* PROBLEM REQUIREMENTS:
Print all the data, keeping every line exactly as it is.
>> Begin GIVEN RECORDS
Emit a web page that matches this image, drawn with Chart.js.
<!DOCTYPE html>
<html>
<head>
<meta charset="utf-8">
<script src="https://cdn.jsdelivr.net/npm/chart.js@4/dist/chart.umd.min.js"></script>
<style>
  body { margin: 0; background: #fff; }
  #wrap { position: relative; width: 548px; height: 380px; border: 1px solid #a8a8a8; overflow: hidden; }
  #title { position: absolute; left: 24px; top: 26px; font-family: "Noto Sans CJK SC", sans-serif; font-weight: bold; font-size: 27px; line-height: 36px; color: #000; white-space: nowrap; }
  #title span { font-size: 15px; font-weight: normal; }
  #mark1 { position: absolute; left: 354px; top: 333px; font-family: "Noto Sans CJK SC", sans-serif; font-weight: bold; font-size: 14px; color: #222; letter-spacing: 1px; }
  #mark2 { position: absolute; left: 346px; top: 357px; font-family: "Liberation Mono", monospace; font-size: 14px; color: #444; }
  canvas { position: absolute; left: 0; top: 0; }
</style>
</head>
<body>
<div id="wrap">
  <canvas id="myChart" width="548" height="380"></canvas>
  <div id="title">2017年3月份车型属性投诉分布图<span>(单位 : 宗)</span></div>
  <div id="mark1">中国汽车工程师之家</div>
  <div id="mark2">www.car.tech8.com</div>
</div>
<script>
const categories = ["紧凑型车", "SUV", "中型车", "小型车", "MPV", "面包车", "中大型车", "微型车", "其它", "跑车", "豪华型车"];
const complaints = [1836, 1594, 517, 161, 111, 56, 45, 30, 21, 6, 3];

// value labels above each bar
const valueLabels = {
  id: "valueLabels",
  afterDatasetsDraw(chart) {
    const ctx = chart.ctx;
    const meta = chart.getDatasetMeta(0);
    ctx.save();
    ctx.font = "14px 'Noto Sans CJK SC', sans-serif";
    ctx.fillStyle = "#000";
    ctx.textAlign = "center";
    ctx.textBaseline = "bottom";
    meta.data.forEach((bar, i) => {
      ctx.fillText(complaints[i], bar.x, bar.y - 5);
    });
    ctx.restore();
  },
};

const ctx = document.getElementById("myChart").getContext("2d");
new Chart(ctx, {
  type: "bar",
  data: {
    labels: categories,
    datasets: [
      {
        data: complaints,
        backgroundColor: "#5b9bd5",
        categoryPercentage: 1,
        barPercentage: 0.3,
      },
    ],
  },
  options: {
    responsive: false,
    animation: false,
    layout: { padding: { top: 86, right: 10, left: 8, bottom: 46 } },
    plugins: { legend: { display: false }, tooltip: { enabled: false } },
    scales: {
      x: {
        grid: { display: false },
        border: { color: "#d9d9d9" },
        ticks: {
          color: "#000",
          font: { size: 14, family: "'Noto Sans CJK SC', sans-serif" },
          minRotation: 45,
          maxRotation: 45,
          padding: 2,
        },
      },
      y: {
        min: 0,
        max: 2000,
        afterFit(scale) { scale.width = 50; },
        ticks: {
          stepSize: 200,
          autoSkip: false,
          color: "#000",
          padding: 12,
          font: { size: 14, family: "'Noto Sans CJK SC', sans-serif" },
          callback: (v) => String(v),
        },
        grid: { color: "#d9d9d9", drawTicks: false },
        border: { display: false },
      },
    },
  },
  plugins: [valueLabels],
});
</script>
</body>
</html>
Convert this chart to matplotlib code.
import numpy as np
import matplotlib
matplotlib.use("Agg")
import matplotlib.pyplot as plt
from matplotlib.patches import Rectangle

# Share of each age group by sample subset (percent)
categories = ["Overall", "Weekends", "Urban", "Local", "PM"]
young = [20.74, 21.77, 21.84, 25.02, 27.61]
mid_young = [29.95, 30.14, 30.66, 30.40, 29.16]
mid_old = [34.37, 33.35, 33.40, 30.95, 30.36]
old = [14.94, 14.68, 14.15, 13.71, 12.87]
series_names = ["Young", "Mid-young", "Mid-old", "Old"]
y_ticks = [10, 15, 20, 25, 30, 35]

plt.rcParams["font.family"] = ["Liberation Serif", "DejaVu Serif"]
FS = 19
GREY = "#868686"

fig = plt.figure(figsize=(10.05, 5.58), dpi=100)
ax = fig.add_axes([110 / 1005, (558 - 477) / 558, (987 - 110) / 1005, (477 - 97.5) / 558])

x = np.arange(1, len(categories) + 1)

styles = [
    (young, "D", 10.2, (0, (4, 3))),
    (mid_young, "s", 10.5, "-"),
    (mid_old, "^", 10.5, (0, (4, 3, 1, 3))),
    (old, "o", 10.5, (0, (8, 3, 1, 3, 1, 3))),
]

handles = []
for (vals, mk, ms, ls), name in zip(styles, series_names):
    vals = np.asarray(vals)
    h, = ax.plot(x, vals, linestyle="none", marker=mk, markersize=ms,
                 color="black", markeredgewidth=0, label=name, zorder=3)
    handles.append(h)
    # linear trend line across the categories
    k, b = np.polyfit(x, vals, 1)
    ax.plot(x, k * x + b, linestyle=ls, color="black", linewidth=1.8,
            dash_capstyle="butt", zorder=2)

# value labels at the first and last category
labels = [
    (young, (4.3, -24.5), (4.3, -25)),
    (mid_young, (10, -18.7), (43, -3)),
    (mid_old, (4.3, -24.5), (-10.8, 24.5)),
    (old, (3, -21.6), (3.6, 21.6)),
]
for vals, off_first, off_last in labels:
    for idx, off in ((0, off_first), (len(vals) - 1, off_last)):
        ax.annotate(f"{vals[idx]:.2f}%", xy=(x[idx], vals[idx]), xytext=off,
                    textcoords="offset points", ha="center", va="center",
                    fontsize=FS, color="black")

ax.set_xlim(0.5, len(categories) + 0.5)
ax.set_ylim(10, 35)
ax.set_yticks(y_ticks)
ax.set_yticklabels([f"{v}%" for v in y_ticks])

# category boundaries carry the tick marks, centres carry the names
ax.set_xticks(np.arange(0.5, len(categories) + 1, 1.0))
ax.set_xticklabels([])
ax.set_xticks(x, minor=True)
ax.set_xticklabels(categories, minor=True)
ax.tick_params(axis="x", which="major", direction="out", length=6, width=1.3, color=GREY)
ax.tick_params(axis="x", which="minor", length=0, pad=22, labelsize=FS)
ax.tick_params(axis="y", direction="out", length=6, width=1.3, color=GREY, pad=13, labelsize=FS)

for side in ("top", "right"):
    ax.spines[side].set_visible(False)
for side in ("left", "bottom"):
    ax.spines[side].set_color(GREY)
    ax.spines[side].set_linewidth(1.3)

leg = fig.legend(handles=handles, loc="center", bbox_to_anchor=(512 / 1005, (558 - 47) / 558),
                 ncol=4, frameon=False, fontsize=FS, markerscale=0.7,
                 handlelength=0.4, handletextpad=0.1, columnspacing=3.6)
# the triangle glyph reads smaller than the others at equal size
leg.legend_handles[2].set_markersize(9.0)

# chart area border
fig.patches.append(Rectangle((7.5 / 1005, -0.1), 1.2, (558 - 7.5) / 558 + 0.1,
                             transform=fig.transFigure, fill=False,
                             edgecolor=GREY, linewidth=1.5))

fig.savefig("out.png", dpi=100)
>> End GIVEN RECORDS
* RESULT OF THIS TASK:
Emit a web page that matches this image, drawn with Chart.js.
<!DOCTYPE html>
<html>
<head>
<meta charset="utf-8">
<script src="https://cdn.jsdelivr.net/npm/chart.js@4/dist/chart.umd.min.js"></script>
<style>
  body { margin: 0; background: #fff; }
  #wrap { position: relative; width: 548px; height: 380px; border: 1px solid #a8a8a8; overflow: hidden; }
  #title { position: absolute; left: 24px; top: 26px; font-family: "Noto Sans CJK SC", sans-serif; font-weight: bold; font-size: 27px; line-height: 36px; color: #000; white-space: nowrap; }
  #title span { font-size: 15px; font-weight: normal; }
  #mark1 { position: absolute; left: 354px; top: 333px; font-family: "Noto Sans CJK SC", sans-serif; font-weight: bold; font-size: 14px; color: #222; letter-spacing: 1px; }
  #mark2 { position: absolute; left: 346px; top: 357px; font-family: "Liberation Mono", monospace; font-size: 14px; color: #444; }
  canvas { position: absolute; left: 0; top: 0; }
</style>
</head>
<body>
<div id="wrap">
  <canvas id="myChart" width="548" height="380"></canvas>
  <div id="title">2017年3月份车型属性投诉分布图<span>(单位 : 宗)</span></div>
  <div id="mark1">中国汽车工程师之家</div>
  <div id="mark2">www.car.tech8.com</div>
</div>
<script>
const categories = ["紧凑型车", "SUV", "中型车", "小型车", "MPV", "面包车", "中大型车", "微型车", "其它", "跑车", "豪华型车"];
const complaints = [1836, 1594, 517, 161, 111, 56, 45, 30, 21, 6, 3];

// value labels above each bar
const valueLabels = {
  id: "valueLabels",
  afterDatasetsDraw(chart) {
    const ctx = chart.ctx;
    const meta = chart.getDatasetMeta(0);
    ctx.save();
    ctx.font = "14px 'Noto Sans CJK SC', sans-serif";
    ctx.fillStyle = "#000";
    ctx.textAlign = "center";
    ctx.textBaseline = "bottom";
    meta.data.forEach((bar, i) => {
      ctx.fillText(complaints[i], bar.x, bar.y - 5);
    });
    ctx.restore();
  },
};

const ctx = document.getElementById("myChart").getContext("2d");
new Chart(ctx, {
  type: "bar",
  data: {
    labels: categories,
    datasets: [
      {
        data: complaints,
        backgroundColor: "#5b9bd5",
        categoryPercentage: 1,
        barPercentage: 0.3,
      },
    ],
  },
  options: {
    responsive: false,
    animation: false,
    layout: { padding: { top: 86, right: 10, left: 8, bottom: 46 } },
    plugins: { legend: { display: false }, tooltip: { enabled: false } },
    scales: {
      x: {
        grid: { display: false },
        border: { color: "#d9d9d9" },
        ticks: {
          color: "#000",
          font: { size: 14, family: "'Noto Sans CJK SC', sans-serif" },
          minRotation: 45,
          maxRotation: 45,
          padding: 2,
        },
      },
      y: {
        min: 0,
        max: 2000,
        afterFit(scale) { scale.width = 50; },
        ticks: {
          stepSize: 200,
          autoSkip: false,
          color: "#000",
          padding: 12,
          font: { size: 14, family: "'Noto Sans CJK SC', sans-serif" },
          callback: (v) => String(v),
        },
        grid: { color: "#d9d9d9", drawTicks: false },
        border: { display: false },
      },
    },
  },
  plugins: [valueLabels],
});
</script>
</body>
</html>
Convert this chart to matplotlib code.
import numpy as np
import matplotlib
matplotlib.use("Agg")
import matplotlib.pyplot as plt
from matplotlib.patches import Rectangle

# Share of each age group by sample subset (percent)
categories = ["Overall", "Weekends", "Urban", "Local", "PM"]
young = [20.74, 21.77, 21.84, 25.02, 27.61]
mid_young = [29.95, 30.14, 30.66, 30.40, 29.16]
mid_old = [34.37, 33.35, 33.40, 30.95, 30.36]
old = [14.94, 14.68, 14.15, 13.71, 12.87]
series_names = ["Young", "Mid-young", "Mid-old", "Old"]
y_ticks = [10, 15, 20, 25, 30, 35]

plt.rcParams["font.family"] = ["Liberation Serif", "DejaVu Serif"]
FS = 19
GREY = "#868686"

fig = plt.figure(figsize=(10.05, 5.58), dpi=100)
ax = fig.add_axes([110 / 1005, (558 - 477) / 558, (987 - 110) / 1005, (477 - 97.5) / 558])

x = np.arange(1, len(categories) + 1)

styles = [
    (young, "D", 10.2, (0, (4, 3))),
    (mid_young, "s", 10.5, "-"),
    (mid_old, "^", 10.5, (0, (4, 3, 1, 3))),
    (old, "o", 10.5, (0, (8, 3, 1, 3, 1, 3))),
]

handles = []
for (vals, mk, ms, ls), name in zip(styles, series_names):
    vals = np.asarray(vals)
    h, = ax.plot(x, vals, linestyle="none", marker=mk, markersize=ms,
                 color="black", markeredgewidth=0, label=name, zorder=3)
    handles.append(h)
    # linear trend line across the categories
    k, b = np.polyfit(x, vals, 1)
    ax.plot(x, k * x + b, linestyle=ls, color="black", linewidth=1.8,
            dash_capstyle="butt", zorder=2)

# value labels at the first and last category
labels = [
    (young, (4.3, -24.5), (4.3, -25)),
    (mid_young, (10, -18.7), (43, -3)),
    (mid_old, (4.3, -24.5), (-10.8, 24.5)),
    (old, (3, -21.6), (3.6, 21.6)),
]
for vals, off_first, off_last in labels:
    for idx, off in ((0, off_first), (len(vals) - 1, off_last)):
        ax.annotate(f"{vals[idx]:.2f}%", xy=(x[idx], vals[idx]), xytext=off,
                    textcoords="offset points", ha="center", va="center",
                    fontsize=FS, color="black")

ax.set_xlim(0.5, len(categories) + 0.5)
ax.set_ylim(10, 35)
ax.set_yticks(y_ticks)
ax.set_yticklabels([f"{v}%" for v in y_ticks])

# category boundaries carry the tick marks, centres carry the names
ax.set_xticks(np.arange(0.5, len(categories) + 1, 1.0))
ax.set_xticklabels([])
ax.set_xticks(x, minor=True)
ax.set_xticklabels(categories, minor=True)
ax.tick_params(axis="x", which="major", direction="out", length=6, width=1.3, color=GREY)
ax.tick_params(axis="x", which="minor", length=0, pad=22, labelsize=FS)
ax.tick_params(axis="y", direction="out", length=6, width=1.3, color=GREY, pad=13, labelsize=FS)

for side in ("top", "right"):
    ax.spines[side].set_visible(False)
for side in ("left", "bottom"):
    ax.spines[side].set_color(GREY)
    ax.spines[side].set_linewidth(1.3)

leg = fig.legend(handles=handles, loc="center", bbox_to_anchor=(512 / 1005, (558 - 47) / 558),
                 ncol=4, frameon=False, fontsize=FS, markerscale=0.7,
                 handlelength=0.4, handletextpad=0.1, columnspacing=3.6)
# the triangle glyph reads smaller than the others at equal size
leg.legend_handles[2].set_markersize(9.0)

# chart area border
fig.patches.append(Rectangle((7.5 / 1005, -0.1), 1.2, (558 - 7.5) / 558 + 0.1,
                             transform=fig.transFigure, fill=False,
                             edgecolor=GREY, linewidth=1.5))

fig.savefig("out.png", dpi=100)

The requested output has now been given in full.